From our new research, we are seeing a significant reduction in energy costs by our customers in sub-Saharan Africa when they switch to solar compared to our previous research. Costs of fuels like kerosene are rising as well as disposable batteries for torches. In the context of the global energy crisis, it is amazing we are reducing the costs of energy for people living below the poverty line. These reductions lead to critical savings for families. We are already hearing stories of how this helps families deal with illness by being able to pay for medical costs or make improvements to their home or diet.
Many families also communicated the increased levels of safety they experience once having access to a solar lighting product. This could be safety due not using naked flames from candles and kerosene lamps or feeling safe due to the added security of having bright light around the home. We even hear stories of children dancing and playing outside their homes lit by solar light!
Another change we noticed is what lighting sources people are using. Households without access to electricity are using far fewer kerosene lamps than they used to, replacing them with battery powered torches. This is in part due to where we operate – in landlocked Malawi and Zambia, kerosene is so expensive. The rising use of battery powered torches is a concern as they do not offer a sustainable solution. The batteries are often poor quality, lasting just a few days, and expensive to replace. Disposable batteries often litter the ground of communities degrading the local environment.

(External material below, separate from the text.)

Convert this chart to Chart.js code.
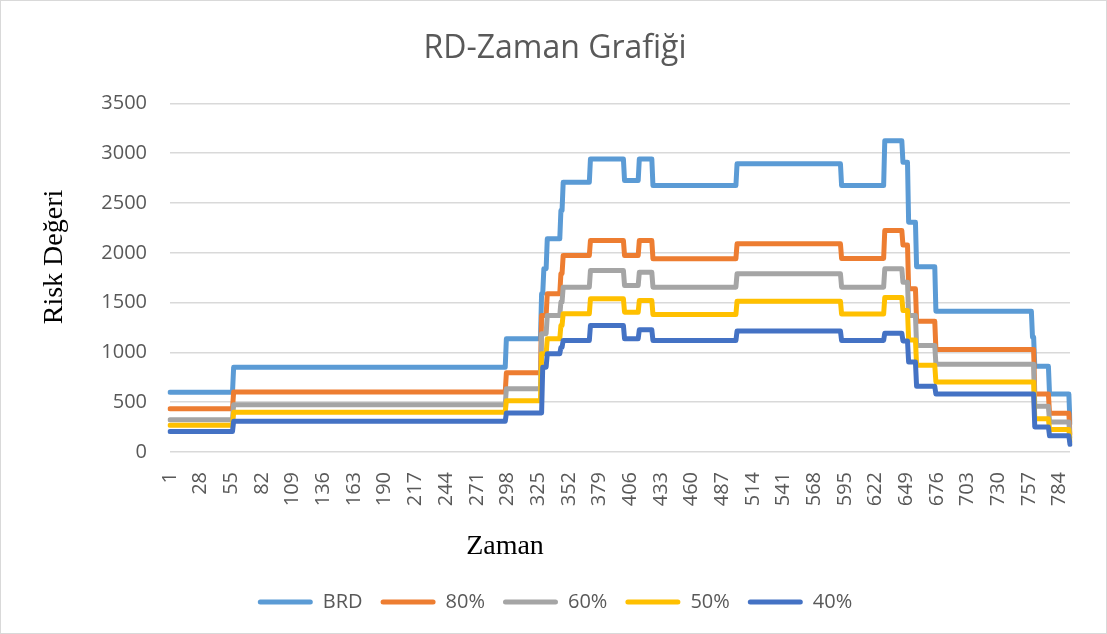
<!DOCTYPE html>
<html>
<head>
<meta charset="utf-8">
<script src="https://cdn.jsdelivr.net/npm/chart.js@4.4.1/dist/chart.umd.min.js"></script>
<style>
  html, body { margin: 0; padding: 0; background: #fff; }
  #wrap { width: 1105px; height: 632px; border: 1px solid #d9d9d9; position: relative; }
  canvas { display: block; }
</style>
</head>
<body>
<div id="wrap"><canvas id="c" width="1105" height="632"></canvas></div>
<script>
// ---- Data ----
const pointCount = 793;                       // time steps 1..793
const tickLabels = ['1','28','55','82','109','136','163','190','217','244','271','298','325','352','379','406','433','460','487','514','541','568','595','622','649','676','703','730','757','784'];
const seriesNames = ['BRD', '80%', '60%', '50%', '40%'];
const seriesColors = ['#5B9BD5', '#ED7D31', '#A5A5A5', '#FFC000', '#4472C4'];

// piecewise-constant series: [first time step, value]
const brdRuns = [[1,600],[57,850],[297,1137],[328,1589],[330,1840],[333,2140],[345,2424],[347,2708],[371,2943],[401,2725],[414,2943],[426,2675],[500,2893],[592,2675],[630,3126],[646,2909],[651,2307],[658,1860],[675,1414],[760,1153],[762,860],[775,582],[793,285]];
const p80Runs = [[1,435],[57,602],[297,795],[328,1371],[333,1589],[345,1790],[347,1973],[371,2123],[401,1973],[414,2123],[426,1940],[500,2090],[592,1943],[630,2224],[646,2078],[651,1639],[658,1312],[675,1030],[762,582],[775,388],[793,184]];
const p60Runs = [[1,325],[57,475],[297,636],[328,1188],[333,1371],[345,1505],[347,1655],[371,1822],[401,1672],[414,1805],[426,1655],[500,1789],[592,1655],[630,1839],[646,1705],[651,1371],[658,1070],[675,880],[762,460],[775,301],[793,150]];
const p50Runs = [[1,268],[57,398],[297,515],[328,987],[333,1137],[345,1271],[347,1388],[371,1539],[401,1404],[414,1521],[426,1381],[500,1514],[592,1385],[630,1552],[646,1421],[651,1125],[658,870],[675,704],[762,335],[775,226],[793,108]];
const p40Runs = [[1,207],[57,308],[297,391],[329,852],[333,987],[345,1050],[347,1120],[371,1271],[401,1137],[414,1228],[426,1120],[500,1214],[592,1120],[630,1193],[646,1115],[651,903],[658,659],[675,582],[762,251],[775,162],[793,77]];
const yTicks = [0, 500, 1000, 1500, 2000, 2500, 3000, 3500];

// ---- Build tables ----
const categories = [];
for (let i = 1; i <= pointCount; i++) categories.push(String(i));
function expandRuns(runs) {
  const out = [];
  let r = 0;
  for (let i = 1; i <= pointCount; i++) {
    while (r + 1 < runs.length && runs[r + 1][0] <= i) r++;
    out.push(runs[r][1]);
  }
  return out;
}
const allRuns = [brdRuns, p80Runs, p60Runs, p50Runs, p40Runs];
const shown = new Set(tickLabels);

const datasets = allRuns.map((runs, k) => ({
  label: seriesNames[k],
  data: expandRuns(runs),
  borderColor: seriesColors[k],
  backgroundColor: seriesColors[k],
  borderWidth: 5,
  pointRadius: 0,
  pointHoverRadius: 0,
  tension: 0,
  borderJoinStyle: 'round',
  borderCapStyle: 'round',
  fill: false,
  order: 5 - k
}));

const axisTitles = {
  id: 'axisTitles',
  afterDraw(chart) {
    const ctx = chart.ctx;
    ctx.save();
    ctx.fillStyle = '#000';
    ctx.font = '28px "Liberation Serif", "Times New Roman", serif';
    ctx.textAlign = 'center';
    ctx.textBaseline = 'middle';
    ctx.fillText('Zaman', 504, 546);
    ctx.translate(54, 256);
    ctx.rotate(-Math.PI / 2);
    ctx.fillText('Risk Değeri', 0, 0);
    ctx.restore();
  }
};

new Chart(document.getElementById('c'), {
  type: 'line',
  data: { labels: categories, datasets },
  plugins: [axisTitles],
  options: {
    responsive: false,
    animation: false,
    events: [],
    layout: { padding: { left: 36, right: 33, top: 0, bottom: 11 } },
    plugins: {
      title: {
        display: true,
        text: 'RD-Zaman Grafiği',
        color: '#595959',
        font: { family: '"Open Sans", sans-serif', size: 32, weight: 'normal' },
        padding: { top: 29, bottom: 35 }
      },
      legend: {
        position: 'bottom',
        labels: {
          color: '#595959',
          font: { family: '"Open Sans", sans-serif', size: 20 },
          boxWidth: 55,
          boxHeight: 5,
          padding: 18,
          useBorderRadius: true,
          borderRadius: 2.5,
          sort: (a, b) => a.datasetIndex - b.datasetIndex,
          generateLabels(chart) {
            const items = Chart.defaults.plugins.legend.labels.generateLabels(chart);
            items.forEach(it => { it.fillStyle = it.strokeStyle; it.lineWidth = 0; });
            return items;
          }
        }
      },
      tooltip: { enabled: false }
    },
    scales: {
      x: {
        type: 'category',
        grid: { display: false },
        border: { display: false },
        ticks: {
          autoSkip: false,
          maxRotation: 90,
          minRotation: 90,
          padding: 12,
          color: '#595959',
          font: { family: '"Open Sans", sans-serif', size: 20 },
          callback(value) {
            const lab = this.getLabelForValue(value);
            return shown.has(lab) ? lab : '';
          }
        },
        afterFit(scale) { scale.height = 122; }
      },
      y: {
        min: yTicks[0],
        max: yTicks[yTicks.length - 1],
        grid: { color: '#d9d9d9', lineWidth: 1.5, drawTicks: false },
        border: { display: false },
        ticks: {
          stepSize: yTicks[1] - yTicks[0],
          padding: 23,
          color: '#595959',
          font: { family: '"Open Sans", sans-serif', size: 20 },
          callback: (v) => String(v)
        },
        afterFit(scale) { scale.width = 133; }
      }
    }
  }
});
</script>
</body>
</html>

What is very encouraging is the high proportion of people who have stopped using paraffin candles, kerosene lamps or battery powered torches when they own a solar light. An astonishing 97% made the switch to clean energy and stopped using the sub-standard alternatives altogether.
With all the above we’ve also updated our popular impact calculator to show you your impact. If we know the impact of a solar light and the cost to get a solar light into the hands of a family, we can tell you the impact of your donation. We have spotlighted the key metrics outlined above and removed ones that we feel are less relevant.
Ultimately, measuring impact is to confirm we are moving in the right direction – that our interventions are enabling communities that previously had no access to electricity to access clean, safe solar power in a way that is affordable for them. With this, we can show the evidence to encourage others to replicate this approach across all of sub-Saharan Africa to reach every home, school and clinic and truly leave no one behind.